__Records provided__.
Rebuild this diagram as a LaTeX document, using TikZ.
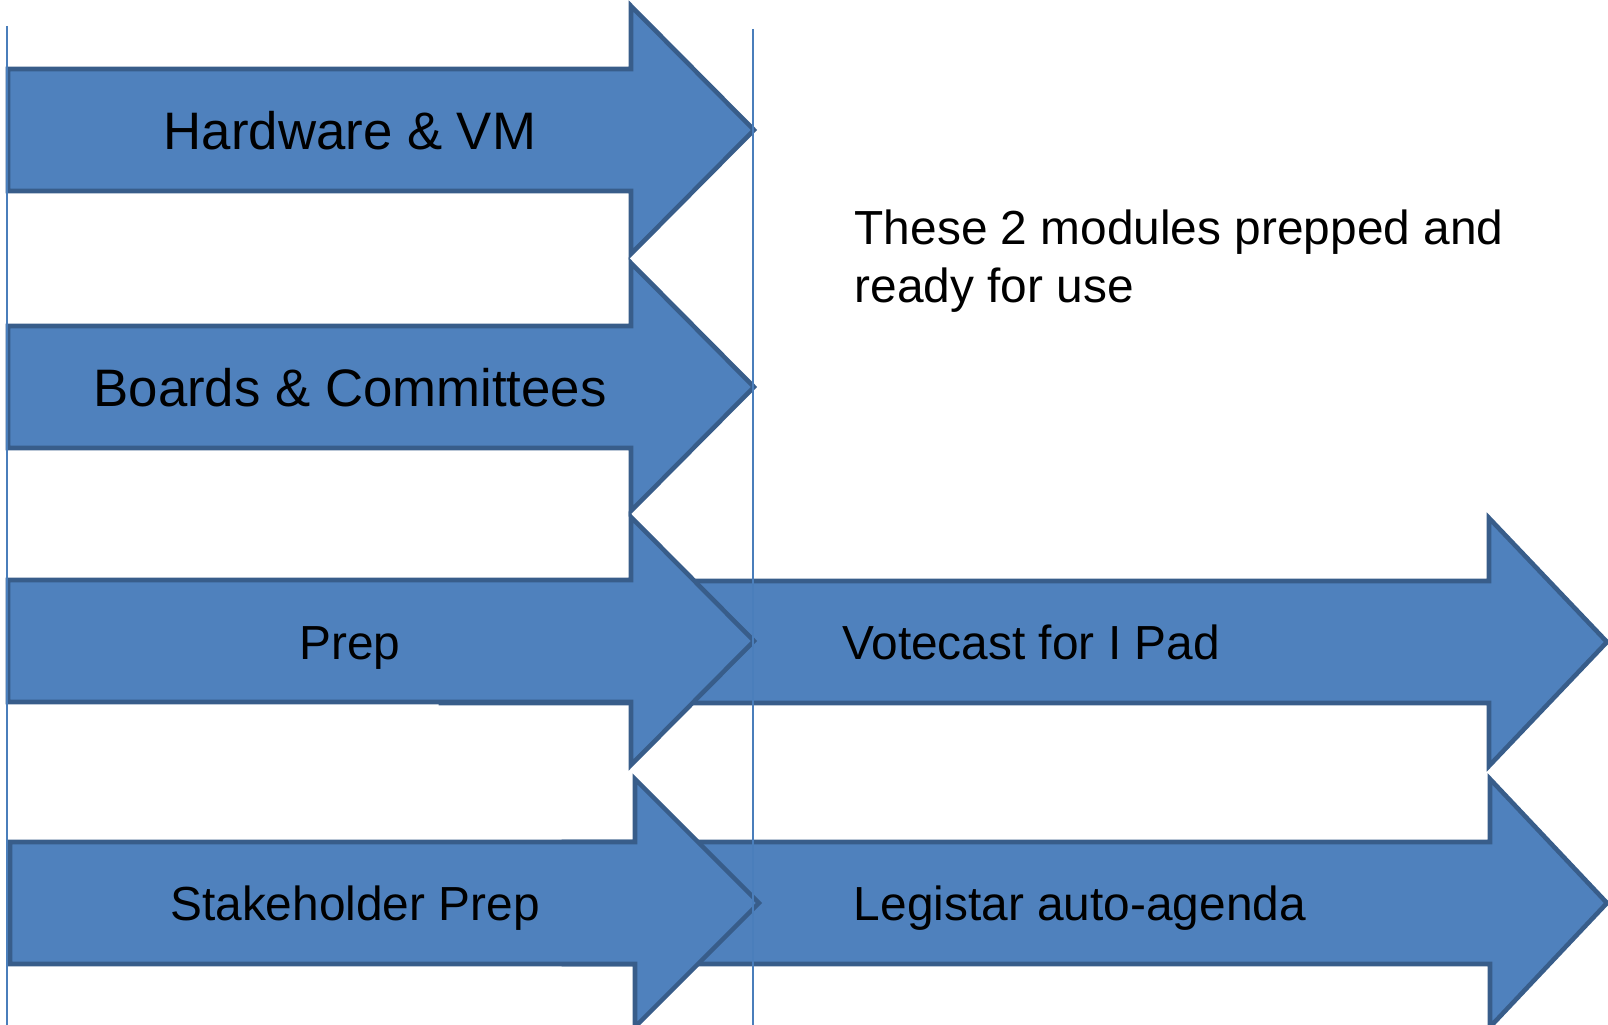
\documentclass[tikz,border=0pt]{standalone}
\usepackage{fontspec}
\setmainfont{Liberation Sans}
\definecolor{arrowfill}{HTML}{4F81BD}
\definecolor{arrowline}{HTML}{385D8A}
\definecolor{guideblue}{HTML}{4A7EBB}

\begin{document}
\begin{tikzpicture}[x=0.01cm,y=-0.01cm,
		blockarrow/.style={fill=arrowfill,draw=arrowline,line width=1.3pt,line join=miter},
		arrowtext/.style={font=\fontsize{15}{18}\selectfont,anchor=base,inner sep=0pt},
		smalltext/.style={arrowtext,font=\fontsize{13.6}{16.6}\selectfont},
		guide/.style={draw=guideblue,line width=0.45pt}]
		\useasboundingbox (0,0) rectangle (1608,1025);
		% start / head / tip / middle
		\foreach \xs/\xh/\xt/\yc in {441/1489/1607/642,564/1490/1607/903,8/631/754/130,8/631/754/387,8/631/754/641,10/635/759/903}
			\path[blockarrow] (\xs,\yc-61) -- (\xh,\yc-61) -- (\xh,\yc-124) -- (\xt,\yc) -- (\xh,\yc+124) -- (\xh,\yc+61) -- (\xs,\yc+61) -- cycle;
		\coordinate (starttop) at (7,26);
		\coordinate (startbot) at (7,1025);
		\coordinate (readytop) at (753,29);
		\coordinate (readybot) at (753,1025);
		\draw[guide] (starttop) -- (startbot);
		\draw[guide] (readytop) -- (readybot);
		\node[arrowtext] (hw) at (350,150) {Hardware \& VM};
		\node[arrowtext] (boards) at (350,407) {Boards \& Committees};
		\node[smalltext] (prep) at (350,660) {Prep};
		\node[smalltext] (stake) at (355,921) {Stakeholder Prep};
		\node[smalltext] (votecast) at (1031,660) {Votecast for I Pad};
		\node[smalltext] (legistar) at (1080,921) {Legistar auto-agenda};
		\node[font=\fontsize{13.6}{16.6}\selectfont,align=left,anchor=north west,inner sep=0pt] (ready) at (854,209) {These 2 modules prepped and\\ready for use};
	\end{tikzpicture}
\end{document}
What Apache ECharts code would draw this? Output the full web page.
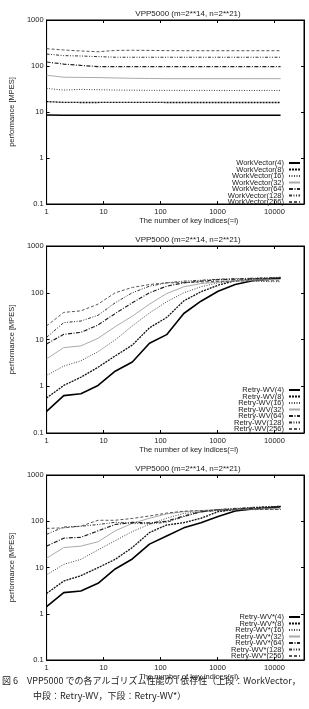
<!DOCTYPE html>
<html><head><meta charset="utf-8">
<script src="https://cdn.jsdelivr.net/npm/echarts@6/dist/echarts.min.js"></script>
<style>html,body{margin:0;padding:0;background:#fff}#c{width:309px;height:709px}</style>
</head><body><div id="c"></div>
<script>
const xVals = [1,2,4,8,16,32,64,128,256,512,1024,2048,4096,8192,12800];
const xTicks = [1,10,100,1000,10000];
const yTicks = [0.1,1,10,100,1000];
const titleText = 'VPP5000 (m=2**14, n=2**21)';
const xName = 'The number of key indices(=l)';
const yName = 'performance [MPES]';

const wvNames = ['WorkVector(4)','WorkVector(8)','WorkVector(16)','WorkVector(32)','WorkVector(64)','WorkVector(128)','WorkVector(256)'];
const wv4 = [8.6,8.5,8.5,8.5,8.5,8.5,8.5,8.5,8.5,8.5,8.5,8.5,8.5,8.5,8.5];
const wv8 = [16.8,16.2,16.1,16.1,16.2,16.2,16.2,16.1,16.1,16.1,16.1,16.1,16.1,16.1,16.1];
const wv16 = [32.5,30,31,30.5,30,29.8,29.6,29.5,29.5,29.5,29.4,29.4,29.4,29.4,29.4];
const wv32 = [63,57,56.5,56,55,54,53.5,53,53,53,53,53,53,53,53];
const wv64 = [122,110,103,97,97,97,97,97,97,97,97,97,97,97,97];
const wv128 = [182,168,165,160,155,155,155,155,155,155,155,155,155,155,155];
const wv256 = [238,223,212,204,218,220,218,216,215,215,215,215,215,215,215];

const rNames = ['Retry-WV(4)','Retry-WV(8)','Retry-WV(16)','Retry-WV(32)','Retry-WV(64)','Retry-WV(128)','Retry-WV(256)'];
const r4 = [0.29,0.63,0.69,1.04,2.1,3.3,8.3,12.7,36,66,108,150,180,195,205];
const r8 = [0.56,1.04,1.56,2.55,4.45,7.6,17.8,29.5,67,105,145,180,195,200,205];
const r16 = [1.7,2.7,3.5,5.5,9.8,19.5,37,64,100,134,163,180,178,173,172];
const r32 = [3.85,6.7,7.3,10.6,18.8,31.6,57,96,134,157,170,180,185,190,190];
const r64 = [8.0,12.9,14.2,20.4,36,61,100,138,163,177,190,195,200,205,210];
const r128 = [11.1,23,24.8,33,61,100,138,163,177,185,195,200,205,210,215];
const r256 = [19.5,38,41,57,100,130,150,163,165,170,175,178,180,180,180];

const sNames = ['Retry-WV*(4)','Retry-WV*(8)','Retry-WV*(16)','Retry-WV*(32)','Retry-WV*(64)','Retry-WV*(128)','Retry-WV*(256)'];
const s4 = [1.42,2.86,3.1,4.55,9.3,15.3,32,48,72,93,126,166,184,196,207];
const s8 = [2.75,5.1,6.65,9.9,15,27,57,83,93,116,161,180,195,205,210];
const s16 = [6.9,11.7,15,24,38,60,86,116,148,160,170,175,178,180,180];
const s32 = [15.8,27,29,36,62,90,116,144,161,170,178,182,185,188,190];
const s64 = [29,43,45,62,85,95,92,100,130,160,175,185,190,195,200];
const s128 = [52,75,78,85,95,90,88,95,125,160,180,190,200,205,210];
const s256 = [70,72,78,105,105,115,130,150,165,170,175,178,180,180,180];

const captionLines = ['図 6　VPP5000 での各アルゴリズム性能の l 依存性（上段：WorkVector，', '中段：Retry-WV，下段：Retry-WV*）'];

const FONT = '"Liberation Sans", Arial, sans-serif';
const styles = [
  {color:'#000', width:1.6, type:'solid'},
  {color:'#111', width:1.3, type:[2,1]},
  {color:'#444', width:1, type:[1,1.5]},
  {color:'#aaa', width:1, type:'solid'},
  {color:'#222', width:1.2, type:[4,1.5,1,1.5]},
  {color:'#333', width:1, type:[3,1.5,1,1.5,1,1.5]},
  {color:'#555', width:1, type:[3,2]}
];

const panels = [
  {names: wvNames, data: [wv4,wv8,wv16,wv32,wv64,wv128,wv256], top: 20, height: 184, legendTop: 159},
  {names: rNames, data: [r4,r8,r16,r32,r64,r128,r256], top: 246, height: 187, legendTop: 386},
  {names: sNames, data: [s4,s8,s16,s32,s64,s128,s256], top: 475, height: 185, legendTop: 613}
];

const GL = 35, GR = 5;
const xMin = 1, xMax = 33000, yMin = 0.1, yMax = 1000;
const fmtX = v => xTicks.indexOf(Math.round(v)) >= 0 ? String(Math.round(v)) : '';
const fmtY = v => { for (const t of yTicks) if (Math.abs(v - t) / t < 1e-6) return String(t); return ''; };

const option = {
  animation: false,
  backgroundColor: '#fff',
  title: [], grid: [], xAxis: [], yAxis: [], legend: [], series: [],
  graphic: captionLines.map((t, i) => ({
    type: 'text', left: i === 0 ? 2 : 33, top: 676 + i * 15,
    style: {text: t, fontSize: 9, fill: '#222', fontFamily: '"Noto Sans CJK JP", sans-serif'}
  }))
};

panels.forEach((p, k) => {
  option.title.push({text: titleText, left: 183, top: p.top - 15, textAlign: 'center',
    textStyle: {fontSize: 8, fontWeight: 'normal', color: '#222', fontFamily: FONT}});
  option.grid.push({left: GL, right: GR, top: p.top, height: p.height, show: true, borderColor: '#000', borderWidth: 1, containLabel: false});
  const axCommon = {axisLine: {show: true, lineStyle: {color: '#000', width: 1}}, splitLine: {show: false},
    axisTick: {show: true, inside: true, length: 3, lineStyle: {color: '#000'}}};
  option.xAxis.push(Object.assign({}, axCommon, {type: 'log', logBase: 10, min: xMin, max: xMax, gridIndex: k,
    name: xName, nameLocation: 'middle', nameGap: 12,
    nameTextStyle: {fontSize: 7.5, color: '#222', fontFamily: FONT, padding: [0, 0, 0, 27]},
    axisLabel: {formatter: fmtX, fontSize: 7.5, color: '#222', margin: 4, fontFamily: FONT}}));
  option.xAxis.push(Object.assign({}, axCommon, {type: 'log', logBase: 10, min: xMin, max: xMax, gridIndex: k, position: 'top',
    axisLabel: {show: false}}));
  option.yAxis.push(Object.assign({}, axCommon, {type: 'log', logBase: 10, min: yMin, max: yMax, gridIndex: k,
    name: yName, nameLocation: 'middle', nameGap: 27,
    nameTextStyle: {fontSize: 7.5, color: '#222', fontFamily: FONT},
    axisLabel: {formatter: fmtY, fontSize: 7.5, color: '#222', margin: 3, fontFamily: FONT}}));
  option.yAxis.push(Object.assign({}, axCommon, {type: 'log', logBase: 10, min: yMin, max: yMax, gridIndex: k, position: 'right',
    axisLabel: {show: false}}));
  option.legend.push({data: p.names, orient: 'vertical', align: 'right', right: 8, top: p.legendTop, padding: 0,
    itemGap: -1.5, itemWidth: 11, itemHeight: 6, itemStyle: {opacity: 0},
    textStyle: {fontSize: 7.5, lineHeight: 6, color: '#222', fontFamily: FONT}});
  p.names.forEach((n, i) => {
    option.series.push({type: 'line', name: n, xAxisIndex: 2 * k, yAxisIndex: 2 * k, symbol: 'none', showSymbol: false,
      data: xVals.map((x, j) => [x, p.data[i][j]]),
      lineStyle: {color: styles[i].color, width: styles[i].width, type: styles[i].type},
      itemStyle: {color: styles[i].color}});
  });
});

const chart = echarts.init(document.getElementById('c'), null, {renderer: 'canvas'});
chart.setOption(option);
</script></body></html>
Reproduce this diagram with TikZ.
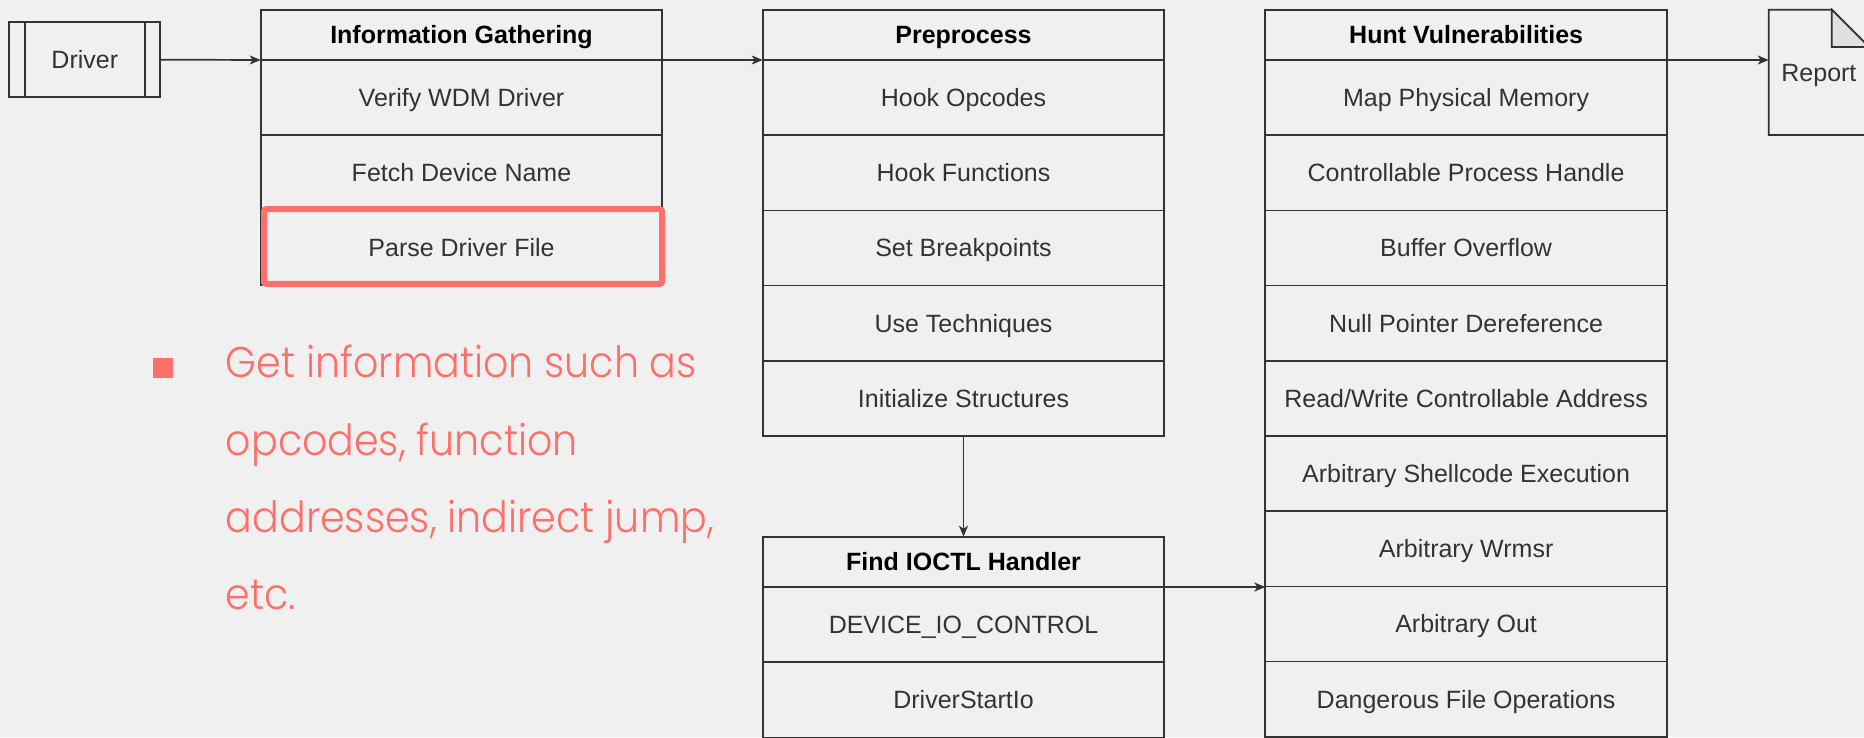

__Problem description__. Make an exact copy of the lines from the one containing "What Apache ECharts" to the one containing "const yName = 'performance [MPES]';", keeping both and leaving out every picture.

__Expected answer__.
What Apache ECharts code would draw this? Output the full web page.
<!DOCTYPE html>
<html><head><meta charset="utf-8">
<script src="https://cdn.jsdelivr.net/npm/echarts@6/dist/echarts.min.js"></script>
<style>html,body{margin:0;padding:0;background:#fff}#c{width:309px;height:709px}</style>
</head><body><div id="c"></div>
<script>
const xVals = [1,2,4,8,16,32,64,128,256,512,1024,2048,4096,8192,12800];
const xTicks = [1,10,100,1000,10000];
const yTicks = [0.1,1,10,100,1000];
const titleText = 'VPP5000 (m=2**14, n=2**21)';
const xName = 'The number of key indices(=l)';
const yName = 'performance [MPES]';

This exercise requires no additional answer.